There has been an article floating about by Tim Bednar on spiritual blogging titled “We Know More Than Our Pastors.” Tim’s thesis is that the synergy of the combined blogging community represents a source of knowledge that is great than any one church leader. It is a logical hypothesis, which I agree with for the most part. As Tim suggests, the sharing of knowledge throughout a broader community should diffuse the power differential between pastor and parishioner, and blogging is a means of doing just that.
And then there is the issue of pastoral authority….
When I was called to be a pastor one of the aspects of that call was a desire to be normal. Like many of us, I didn’t want to be the Bible answer man. Instead, I wanted to walk beside folks, to demonstrate that faith is accessible for “normal” people and not reserved for the super spiritual. My own evangelical heritage had been based in a spiritual separation between pastor and parishioner, a separation that made faith inaccessible. In many ways, discipleship was limited in that we could cop out and say, “We know we should be like X, but after all he IS a minister.” We never thought it possible to be like the pastor. So when I became convinced that I couldn’t cop out anymore and had to follow this calling, I really wanted to do ministry in a different kind of way, a collegial way, and cooperative way, an accessible way. I wanted to be more earthy and less heavenly.
But then the folks I was walking with got involved….
It was less of an issue when I was an “associate” pastor. After all, I was the “Jr. Minister” as some would say. It was easy to take on the role of accessibility because there was a Senior Pastor to put their hopes in. It didn’t matter that she wasn’t much different than me in calling, age, or ordained status, she was still “the pastor” and I was “the associate,” the more accessible one.

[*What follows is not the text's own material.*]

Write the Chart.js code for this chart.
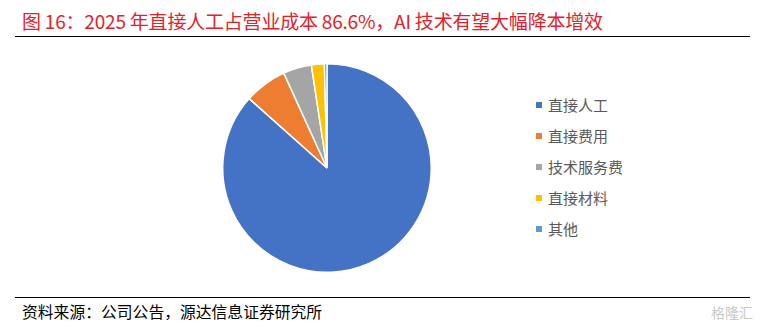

However, when I moved to the church I now serve, it became clear that all my hopes and dreams were an uphill battle. The tradition in our church is that the pastor is called “Brother.” It’s an honorific, a way of saying that the pastor is different than the rest of the folks. And in spite of my best efforts to cast aside that name, to say that I’m not any different than anyone else, but am just called to a certain set of leadership tasks, the tradition continues. I appreciate it. I honor it. And I understand that no matter what I think, those who are a part of my church think otherwise.
All of this is a lead in (yes, I know that I’m too wordy) to my recent experiences as a “Reverend” at the Church of Fools(COF), the on-line, virtual church that I have been visiting recently. I have been visiting the COF for a couple of months now, lurking in the background, and having conversations with folks. Occassionally it would come out that I was a pastor, but for the most part my identity was “Jay V,” just another guy in the church.
This week, I was asked to become one of the official Reverends in the church. I would be asked to help with services on occasion, but the main task was to hang out regularly and talk. They created a new avatar for me, and when I sign on now I am listed as Rev. Jay. The different in how I approached in night and day. Suddenly, when I walk into the COF, three or four people sidle up and want to talk. They assume that I represent a particular theological bent. They also, though, are willing to listen to me now with more diligence for no other reason than someone has said that I was a reverend. I could be a one armed axe murderer for all they know (I’m not, by the way) but the title somehow changes the way they relate.
I’ve written before that the job of minister is a sacred trust. That sense of the sacred has little to do with the connection to God. Frankly, there are many days when the business of ministry takes me away from the means of maintaining that connection to the deity. For me, the sacred trust is that God has called me to represent God to these folks, and these folks invite me into their lives because of that status. They sit with me and tell me about their good times and bad times. They call me to be with them as they die. I see folks laugh and see folks cry. And they talk, and talk, and talk, often for no other reason than I have a title affixed to my name. I represent something for them, a safe something, that gives them permission to talk in ways foreign to normal life.
I am a minister. I’m a Reverend. I am Brother Jay.
No matter how strange it feels, it’s part of who I am . . . whether I like it or not.